Irene Attinello
Irene Attinello discovered that a lot had changed in the years since she left her job as a switchboard operator in the 1950s to raise her four children with her husband, Joe Attinello, then returned to the work force in the mid-1980s.
At Bell Telephone, the original place she worked, it was just the start of the telecommunications age, and the switchboard Mrs. Attinello operated had retractable cables she had to plug in and out to get callers to the right extension. Back then, her supervisors traveled around the call center on roller skates.
“She loved telling those old stories,” said Mrs. Attinello’s son Ron Attinello, who used to return his mother’s attempts to entertain him by playing songs for her on his guitar, or listening to the opera with her on Saturdays on local radio.
“Whenever I picked up the guitar and played for her, she’d melt back into her chair and close her eyes, because her cousin played the piano and she’d have all these memories that just would transport her. She was pretty partial to music of her era — the American Songbook. Frank Sinatra.”

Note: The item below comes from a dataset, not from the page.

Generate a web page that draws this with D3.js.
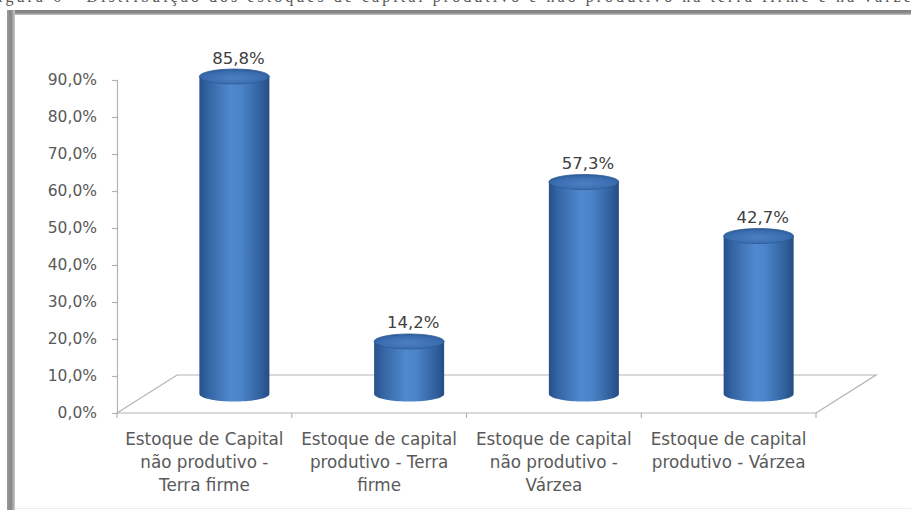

At a remembrance of Mrs. Attinello’s life on Friday night, her son said, her family gathered and sang another of her favorites, “Bye Bye Blackbird,” to honor her.
Mrs. Attinello was living in Montauk with her son and his wife, Margaret Attinello, when she died on April 3 of complications of a stroke she’d had in January. She was 89. She was cremated.
Mrs. Attinello was born on April 21, 1929, in Easton, Pa., to Charles Painz and Esther Roseberry Painz.
She and Joe Attinello were married on Oct. 1, 1950, and lived in Milford, N.J., until his death in 2013, whereupon Mrs. Attinello moved to Montauk. Once there, she enjoyed the new friends she made at the Montauk Senior Nutrition Center and evenings with her family.
In addition to her son, Mrs. Attinello is survived by three other children, Ann Snope of Savannah, Ga., Robert Attinello of Frenchtown, N.J., and Charles Attinello of Montauk, as well as five grandchildren. She also leaves a sister, Marion Baumgartner of Fort Collins, Colo.
When Mrs. Attinello — feeling restless once her children were grown — decided to return to the work force in the 1980s, she found that being a switchboard operator required operating computers. Instead she got a job at Warren Hospital in Phillipsburg, N.J., where she worked for another 23 years.
At both jobs, her family said, Mrs. Attinello formed friendships that lasted a lifetime. During the last five years of her life, she also cherished the company of her aide, Maria Davis, who “cared for my mother like it was her own mother,” Ron Attinello said. “She was phenomenal.”